He honed his sound growing up in small-town Missouri—and then discovered it resonated more overseas.
Ian Fisher has lived and worked in Europe for over a decade, but he isn’t European—at least not in the traditional sense. Born in Ste. Genevieve, Missouri, Fisher grew up on a farm and was inspired to learn guitar thanks to the music of Garth Brooks, The Beatles, and Wilco. As a teen, he started making the hour drive north to St. Louis to catch and play gigs; by the time he got to college, he had honed his style—a unique, indie-tinged combination of country, folk, and Americana—but he wasn’t attracting the audience he craved. A week after he turned 21, Fisher seized an opportunity to study abroad in Vienna, Austria, where he found a community of like-minded musicians and music fans, and he started to think that the road ahead might involve crossing a sea more permanently. He returned to the U.S. to get his things, hopped a plane, and didn’t look back.
To date, Fisher has lived in Vienna, Berlin, Dachau, and Munich. Since expatriating, he’s found tremendous success both in recording and touring: His releases have been praised by publications like Rolling Stone, Paste, and PopMatters, and he’s performed rollicking shows—both solo and with a full band—all over Western Europe. During his decade of living as a bona fide musician outside the U.S., he’s acquired some invaluable wisdom about what it takes to find and thrill an audience.
Every audience listens differently
Throughout his travels, Fisher has become attuned not only to the different ways people experience his music, but also to the cultural background that influences each audience. He’s found that each city and town has its own distinct way of receiving live music, and as an outsider, he’s collected a unique set of ideas about how to anticipate and please different kinds of audiences when planning gigs.

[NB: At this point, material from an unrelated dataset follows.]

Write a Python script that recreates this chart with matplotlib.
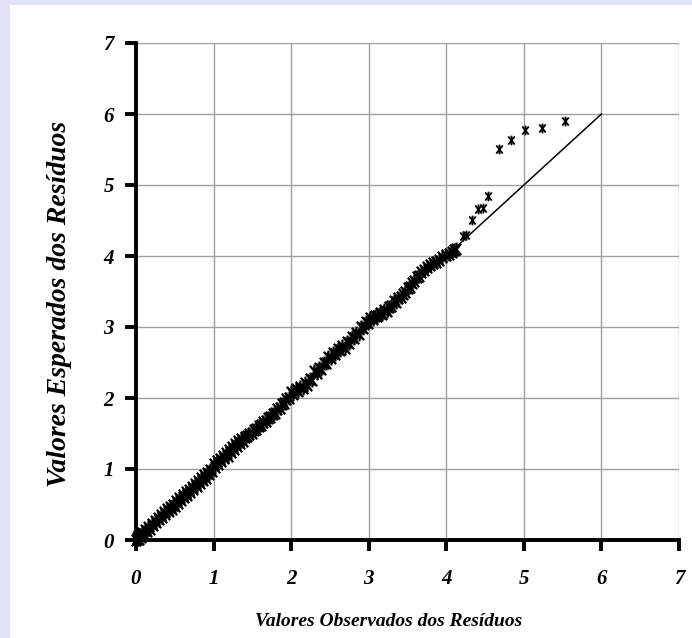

One major thing Fisher pays attention to is language. Most of his songs are in English, but he always tries to cater to the places he’s visiting. “Geographically, when I’m in German-speaking places, I’ll play a song in German and I’ll speak to the audience in German. When I’m playing in Italy, I’ll play a couple of songs in Italian, and I’ll speak to the audience in my broken Italian,” he said. “In Italy, there will be a few people in the audience who understand the words, but the majority of the audience is going to be purely reacting on the vibe of the music.” Which means, to Fisher, that it’s also extremely important how he conducts himself and commands a crowd.
Fisher’s consciousness of language barriers includes his attempt to be understanding of what live music and the act of performing means in a particular place. First of all, the kind of venue is an important consideration in how Fisher interacts with a crowd—whether the space is in a city or in the country, whether it’s seated or standing, whether there’s a bar in the same room as the venue. “All these things factor into the set,” he explains. Sometimes, he finds that audiences are quiet and attentive, while other times, they can be rowdy and unfocused. Part of that, in his estimation, is just different regional attitudes to seeing live music, which come with different expectations of how a performer will behave.
“Certain places prefer an artist to be stoic and confident, and certain places prefer the artist be more self-deprecating and approachable. I usually just go on stage and am myself, whatever mood I’m in at the time,” Fisher says. “Sometimes it works and sometimes it doesn’t. I often feel that, on a cultural level, I’m somewhere between these two identities.” He doesn’t strive to conform, necessarily, but he’s definitely aware of how he’s being received against the audience’s hopes, and sometimes that does guide his stage banter, his humor, and how he generally holds himself.
Playing their tune
As far as setlist planning, Fisher says that it’s possible to lock into specific tracks that audiences will like, and even predict regionally what people are going to respond to. Monitoring digital streams is one of the best ways to pre-read audiences, Fisher explains. “You can go in and look at overall top plays and curate a setlist around songs that have a higher amount of streams [in a certain geographical area], which can be a good way of using the technology to theoretically give the audience what they want,” he says.
Fisher notes that his songwriting has changed since he moved to Europe, too. “The different places I’ve lived have deeply influenced what I write about,” he says. “Even though a lot of my songs are about personal experiences and relationships and such, the way I see those relationships and experiences have been fundamentally influenced by where I am and where I’ve been.”
At the end of the day, Fisher has come to write about the elements he knows he has in common with his fans, believing that many of us ultimately want the same things. Going into each show, he hopes to guide his audience to stay in touch with those desires. “I would want them to feel connected and I would want them to be able to see themselves in the songs,” he says. “I would want them to feel less alone. I would want them to feel like they had a real experience and that their flaws, personally, are ok, because everyone has them. I write a lot about mine.”